Dataset records:

****

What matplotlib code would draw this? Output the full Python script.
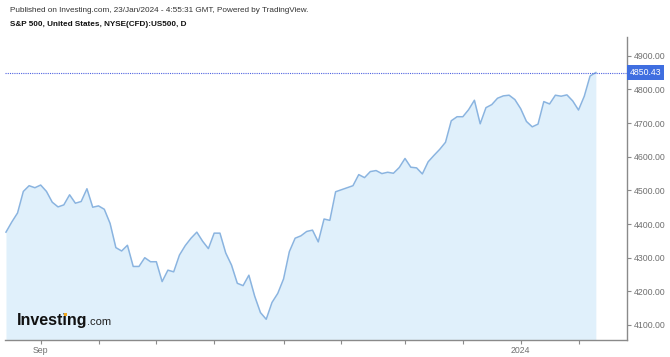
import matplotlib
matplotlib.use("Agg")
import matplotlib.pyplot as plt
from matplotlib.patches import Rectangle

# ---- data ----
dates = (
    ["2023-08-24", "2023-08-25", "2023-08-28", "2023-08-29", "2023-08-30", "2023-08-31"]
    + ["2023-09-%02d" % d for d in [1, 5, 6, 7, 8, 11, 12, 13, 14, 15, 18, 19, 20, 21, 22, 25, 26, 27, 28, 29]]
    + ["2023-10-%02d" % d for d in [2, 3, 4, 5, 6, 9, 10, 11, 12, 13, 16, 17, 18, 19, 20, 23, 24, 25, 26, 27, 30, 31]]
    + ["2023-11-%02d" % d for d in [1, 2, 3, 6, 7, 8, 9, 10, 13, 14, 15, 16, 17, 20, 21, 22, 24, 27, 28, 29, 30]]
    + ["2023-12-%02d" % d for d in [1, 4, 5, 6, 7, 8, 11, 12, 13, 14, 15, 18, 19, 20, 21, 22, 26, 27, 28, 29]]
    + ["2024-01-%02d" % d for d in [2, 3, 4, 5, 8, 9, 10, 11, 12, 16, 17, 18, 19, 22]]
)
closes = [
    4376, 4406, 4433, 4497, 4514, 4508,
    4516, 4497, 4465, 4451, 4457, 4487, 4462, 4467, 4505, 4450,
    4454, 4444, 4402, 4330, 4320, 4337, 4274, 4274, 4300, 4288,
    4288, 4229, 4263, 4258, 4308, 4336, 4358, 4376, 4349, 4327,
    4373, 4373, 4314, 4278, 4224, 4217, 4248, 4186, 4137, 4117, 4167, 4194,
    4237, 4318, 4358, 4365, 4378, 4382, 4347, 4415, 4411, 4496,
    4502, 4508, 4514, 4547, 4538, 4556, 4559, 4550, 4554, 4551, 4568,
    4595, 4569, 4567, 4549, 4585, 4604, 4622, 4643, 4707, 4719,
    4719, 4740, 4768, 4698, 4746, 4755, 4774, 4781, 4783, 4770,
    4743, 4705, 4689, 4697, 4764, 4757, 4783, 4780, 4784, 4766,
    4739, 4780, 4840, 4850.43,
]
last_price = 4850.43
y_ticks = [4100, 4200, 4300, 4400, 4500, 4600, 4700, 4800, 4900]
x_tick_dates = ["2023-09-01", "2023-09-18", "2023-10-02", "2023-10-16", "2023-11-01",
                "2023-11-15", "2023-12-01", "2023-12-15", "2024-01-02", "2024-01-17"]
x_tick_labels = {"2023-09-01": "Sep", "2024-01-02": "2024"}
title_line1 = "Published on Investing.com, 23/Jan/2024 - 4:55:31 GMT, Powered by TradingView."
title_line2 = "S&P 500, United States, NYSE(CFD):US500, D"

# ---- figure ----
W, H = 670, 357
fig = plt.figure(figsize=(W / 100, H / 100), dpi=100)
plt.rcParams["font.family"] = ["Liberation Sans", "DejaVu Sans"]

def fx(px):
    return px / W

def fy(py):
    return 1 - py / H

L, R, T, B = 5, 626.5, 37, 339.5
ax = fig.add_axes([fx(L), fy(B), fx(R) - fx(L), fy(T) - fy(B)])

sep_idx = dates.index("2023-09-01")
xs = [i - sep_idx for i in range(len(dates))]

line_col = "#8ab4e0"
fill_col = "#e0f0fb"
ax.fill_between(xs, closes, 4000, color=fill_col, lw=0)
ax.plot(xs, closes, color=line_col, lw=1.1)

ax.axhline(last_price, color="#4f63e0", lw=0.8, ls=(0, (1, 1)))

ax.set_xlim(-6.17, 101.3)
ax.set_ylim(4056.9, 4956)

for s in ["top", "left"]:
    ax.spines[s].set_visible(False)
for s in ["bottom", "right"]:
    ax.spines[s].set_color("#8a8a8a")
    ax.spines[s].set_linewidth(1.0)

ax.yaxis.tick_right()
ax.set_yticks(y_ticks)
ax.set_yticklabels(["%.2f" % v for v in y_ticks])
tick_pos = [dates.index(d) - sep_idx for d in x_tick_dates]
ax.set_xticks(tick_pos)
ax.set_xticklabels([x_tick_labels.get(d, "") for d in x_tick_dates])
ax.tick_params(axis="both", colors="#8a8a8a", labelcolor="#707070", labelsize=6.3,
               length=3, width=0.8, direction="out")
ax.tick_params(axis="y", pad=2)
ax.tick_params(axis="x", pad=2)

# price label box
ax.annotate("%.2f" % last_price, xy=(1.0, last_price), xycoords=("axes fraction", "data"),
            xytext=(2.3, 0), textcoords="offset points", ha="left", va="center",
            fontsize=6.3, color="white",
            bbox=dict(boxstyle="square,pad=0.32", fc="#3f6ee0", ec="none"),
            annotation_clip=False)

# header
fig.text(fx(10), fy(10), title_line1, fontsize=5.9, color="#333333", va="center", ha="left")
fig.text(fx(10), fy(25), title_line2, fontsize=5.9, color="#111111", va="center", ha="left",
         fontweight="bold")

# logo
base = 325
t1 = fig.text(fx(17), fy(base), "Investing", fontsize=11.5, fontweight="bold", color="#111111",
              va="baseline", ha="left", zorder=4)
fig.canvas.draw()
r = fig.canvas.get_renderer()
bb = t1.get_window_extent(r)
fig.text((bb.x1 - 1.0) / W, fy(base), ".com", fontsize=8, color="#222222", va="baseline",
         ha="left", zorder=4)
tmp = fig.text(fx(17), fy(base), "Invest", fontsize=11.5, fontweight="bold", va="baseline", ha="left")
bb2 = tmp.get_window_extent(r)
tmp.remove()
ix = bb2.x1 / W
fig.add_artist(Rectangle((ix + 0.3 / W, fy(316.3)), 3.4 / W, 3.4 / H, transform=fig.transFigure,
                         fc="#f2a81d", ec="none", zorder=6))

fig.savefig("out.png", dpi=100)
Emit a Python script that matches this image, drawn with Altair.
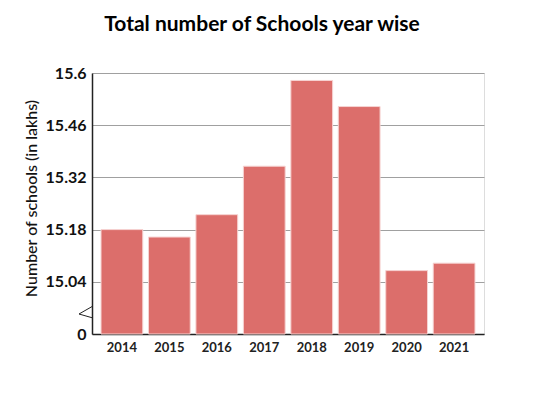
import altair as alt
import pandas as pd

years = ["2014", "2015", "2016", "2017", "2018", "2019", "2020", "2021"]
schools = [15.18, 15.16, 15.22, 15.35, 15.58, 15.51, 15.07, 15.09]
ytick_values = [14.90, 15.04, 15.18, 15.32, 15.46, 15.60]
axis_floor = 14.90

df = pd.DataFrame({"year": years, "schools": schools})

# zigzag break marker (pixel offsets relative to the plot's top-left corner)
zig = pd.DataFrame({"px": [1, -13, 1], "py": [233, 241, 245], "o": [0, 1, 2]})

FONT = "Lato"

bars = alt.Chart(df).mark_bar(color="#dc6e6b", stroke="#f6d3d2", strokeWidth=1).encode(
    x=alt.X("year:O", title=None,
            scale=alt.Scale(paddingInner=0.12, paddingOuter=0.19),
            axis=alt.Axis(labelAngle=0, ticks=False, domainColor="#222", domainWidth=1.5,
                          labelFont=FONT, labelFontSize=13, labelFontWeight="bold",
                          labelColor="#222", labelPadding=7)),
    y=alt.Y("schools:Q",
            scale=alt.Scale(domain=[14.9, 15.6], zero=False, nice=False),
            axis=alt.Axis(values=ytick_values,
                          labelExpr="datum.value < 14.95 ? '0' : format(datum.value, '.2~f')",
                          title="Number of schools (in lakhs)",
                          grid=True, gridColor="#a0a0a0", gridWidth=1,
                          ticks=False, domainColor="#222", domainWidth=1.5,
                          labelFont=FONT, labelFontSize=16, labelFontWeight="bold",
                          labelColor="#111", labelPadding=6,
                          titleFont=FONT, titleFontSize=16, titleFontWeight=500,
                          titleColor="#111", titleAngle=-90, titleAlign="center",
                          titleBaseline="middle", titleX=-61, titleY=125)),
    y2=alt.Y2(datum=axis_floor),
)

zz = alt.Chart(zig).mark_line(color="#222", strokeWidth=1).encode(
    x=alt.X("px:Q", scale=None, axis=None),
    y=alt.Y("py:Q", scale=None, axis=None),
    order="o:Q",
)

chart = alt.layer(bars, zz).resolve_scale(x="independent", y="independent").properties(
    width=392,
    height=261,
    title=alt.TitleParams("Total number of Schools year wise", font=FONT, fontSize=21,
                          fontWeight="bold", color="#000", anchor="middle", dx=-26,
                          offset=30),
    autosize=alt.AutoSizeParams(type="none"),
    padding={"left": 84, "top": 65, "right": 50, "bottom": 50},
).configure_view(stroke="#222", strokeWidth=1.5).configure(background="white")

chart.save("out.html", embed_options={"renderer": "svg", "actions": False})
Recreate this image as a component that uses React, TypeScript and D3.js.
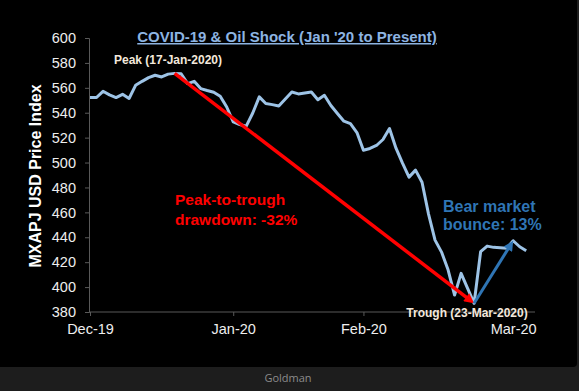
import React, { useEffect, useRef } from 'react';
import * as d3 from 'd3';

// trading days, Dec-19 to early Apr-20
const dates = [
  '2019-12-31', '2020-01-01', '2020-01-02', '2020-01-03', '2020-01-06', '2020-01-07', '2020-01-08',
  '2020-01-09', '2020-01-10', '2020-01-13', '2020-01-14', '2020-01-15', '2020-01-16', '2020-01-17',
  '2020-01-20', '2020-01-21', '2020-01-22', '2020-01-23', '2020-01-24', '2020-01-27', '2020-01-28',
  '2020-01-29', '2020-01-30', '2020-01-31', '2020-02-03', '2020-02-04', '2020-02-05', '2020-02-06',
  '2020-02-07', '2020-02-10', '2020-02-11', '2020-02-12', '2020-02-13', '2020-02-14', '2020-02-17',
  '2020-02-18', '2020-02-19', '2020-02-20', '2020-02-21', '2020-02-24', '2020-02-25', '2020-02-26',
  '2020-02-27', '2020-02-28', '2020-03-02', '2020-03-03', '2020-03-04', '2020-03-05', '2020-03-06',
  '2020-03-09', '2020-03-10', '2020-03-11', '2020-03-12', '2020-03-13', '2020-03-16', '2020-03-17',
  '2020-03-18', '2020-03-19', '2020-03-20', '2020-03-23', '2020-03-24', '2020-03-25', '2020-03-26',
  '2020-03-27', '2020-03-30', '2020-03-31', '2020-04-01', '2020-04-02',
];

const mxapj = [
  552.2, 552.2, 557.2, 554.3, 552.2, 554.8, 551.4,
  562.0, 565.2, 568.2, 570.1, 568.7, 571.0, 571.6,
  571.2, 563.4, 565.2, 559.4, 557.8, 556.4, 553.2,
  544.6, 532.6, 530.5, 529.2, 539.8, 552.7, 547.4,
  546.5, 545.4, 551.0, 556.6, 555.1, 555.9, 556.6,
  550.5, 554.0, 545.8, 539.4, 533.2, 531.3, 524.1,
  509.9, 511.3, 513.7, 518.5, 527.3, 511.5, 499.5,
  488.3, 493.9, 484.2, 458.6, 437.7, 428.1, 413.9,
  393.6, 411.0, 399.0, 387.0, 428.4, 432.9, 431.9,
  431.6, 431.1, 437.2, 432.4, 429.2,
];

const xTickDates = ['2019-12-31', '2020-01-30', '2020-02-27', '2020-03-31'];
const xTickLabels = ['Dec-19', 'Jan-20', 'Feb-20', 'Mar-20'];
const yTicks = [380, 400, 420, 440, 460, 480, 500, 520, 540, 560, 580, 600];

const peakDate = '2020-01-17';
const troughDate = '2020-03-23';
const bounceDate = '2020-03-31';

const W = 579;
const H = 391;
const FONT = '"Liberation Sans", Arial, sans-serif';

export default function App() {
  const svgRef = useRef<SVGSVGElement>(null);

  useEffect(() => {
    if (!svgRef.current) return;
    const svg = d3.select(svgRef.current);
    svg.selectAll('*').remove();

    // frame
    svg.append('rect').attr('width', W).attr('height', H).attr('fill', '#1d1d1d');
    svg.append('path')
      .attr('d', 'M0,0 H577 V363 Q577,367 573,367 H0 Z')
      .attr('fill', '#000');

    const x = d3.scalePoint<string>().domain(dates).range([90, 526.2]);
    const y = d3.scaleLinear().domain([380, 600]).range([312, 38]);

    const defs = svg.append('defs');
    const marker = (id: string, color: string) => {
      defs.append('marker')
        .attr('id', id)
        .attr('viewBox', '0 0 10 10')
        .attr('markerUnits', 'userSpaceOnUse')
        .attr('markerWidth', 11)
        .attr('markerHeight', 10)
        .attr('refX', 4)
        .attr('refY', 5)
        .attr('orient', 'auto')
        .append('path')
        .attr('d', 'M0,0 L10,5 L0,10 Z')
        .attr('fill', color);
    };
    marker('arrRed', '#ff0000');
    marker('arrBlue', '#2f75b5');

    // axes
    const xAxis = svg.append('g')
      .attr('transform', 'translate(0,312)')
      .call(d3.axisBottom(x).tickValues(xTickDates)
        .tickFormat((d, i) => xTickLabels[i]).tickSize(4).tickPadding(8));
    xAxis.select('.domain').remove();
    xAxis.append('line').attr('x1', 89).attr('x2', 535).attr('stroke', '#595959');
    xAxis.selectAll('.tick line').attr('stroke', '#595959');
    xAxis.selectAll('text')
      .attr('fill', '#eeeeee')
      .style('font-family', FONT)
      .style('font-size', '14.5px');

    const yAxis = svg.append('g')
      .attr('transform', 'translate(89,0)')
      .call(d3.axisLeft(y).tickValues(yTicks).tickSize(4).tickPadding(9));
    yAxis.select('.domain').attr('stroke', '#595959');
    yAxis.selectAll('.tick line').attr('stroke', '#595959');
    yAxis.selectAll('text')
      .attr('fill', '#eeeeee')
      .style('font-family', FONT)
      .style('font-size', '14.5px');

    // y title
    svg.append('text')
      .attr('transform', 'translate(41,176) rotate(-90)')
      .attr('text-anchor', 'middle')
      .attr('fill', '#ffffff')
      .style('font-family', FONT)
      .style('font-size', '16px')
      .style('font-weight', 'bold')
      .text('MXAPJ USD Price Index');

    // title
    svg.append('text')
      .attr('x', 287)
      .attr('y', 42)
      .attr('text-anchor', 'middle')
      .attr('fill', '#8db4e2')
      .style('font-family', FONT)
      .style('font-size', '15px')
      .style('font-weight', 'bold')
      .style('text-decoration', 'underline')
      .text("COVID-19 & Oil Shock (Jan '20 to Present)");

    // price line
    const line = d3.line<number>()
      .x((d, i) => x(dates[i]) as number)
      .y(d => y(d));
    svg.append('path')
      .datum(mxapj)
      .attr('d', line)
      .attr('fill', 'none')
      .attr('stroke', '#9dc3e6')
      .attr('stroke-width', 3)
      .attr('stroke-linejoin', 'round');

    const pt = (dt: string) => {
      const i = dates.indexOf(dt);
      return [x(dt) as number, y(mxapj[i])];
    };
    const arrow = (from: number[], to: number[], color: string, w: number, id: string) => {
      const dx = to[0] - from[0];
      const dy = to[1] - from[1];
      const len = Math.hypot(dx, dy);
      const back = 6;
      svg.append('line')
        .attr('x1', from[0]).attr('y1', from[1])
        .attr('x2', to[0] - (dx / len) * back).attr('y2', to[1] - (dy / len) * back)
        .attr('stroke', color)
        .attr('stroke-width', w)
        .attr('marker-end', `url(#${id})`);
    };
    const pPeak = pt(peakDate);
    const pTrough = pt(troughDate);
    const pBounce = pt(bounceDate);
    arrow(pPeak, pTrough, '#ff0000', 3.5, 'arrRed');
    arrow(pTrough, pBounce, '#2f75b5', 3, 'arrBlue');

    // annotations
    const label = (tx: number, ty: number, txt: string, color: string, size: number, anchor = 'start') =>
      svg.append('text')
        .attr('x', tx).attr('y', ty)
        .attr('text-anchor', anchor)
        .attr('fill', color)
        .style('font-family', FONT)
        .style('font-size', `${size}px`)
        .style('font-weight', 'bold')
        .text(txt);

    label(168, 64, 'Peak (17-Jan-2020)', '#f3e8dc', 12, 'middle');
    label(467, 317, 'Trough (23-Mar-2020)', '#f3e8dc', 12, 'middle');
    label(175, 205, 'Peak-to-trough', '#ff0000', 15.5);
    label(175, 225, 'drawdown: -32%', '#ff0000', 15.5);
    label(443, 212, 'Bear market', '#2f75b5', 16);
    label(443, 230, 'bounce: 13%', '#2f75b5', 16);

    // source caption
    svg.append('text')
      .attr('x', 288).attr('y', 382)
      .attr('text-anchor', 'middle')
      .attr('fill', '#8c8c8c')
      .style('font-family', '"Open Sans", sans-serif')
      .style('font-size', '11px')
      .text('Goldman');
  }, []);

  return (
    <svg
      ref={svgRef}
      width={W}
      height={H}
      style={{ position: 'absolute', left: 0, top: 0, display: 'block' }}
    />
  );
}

****

Reproduce only the lines from the beginning of the data through the line that contains "from matplotlib.patches import Rectangle", both included, and please drop the pictures.

▶ Final result
What matplotlib code would draw this? Output the full Python script.
import matplotlib
matplotlib.use("Agg")
import matplotlib.pyplot as plt
from matplotlib.patches import Rectangle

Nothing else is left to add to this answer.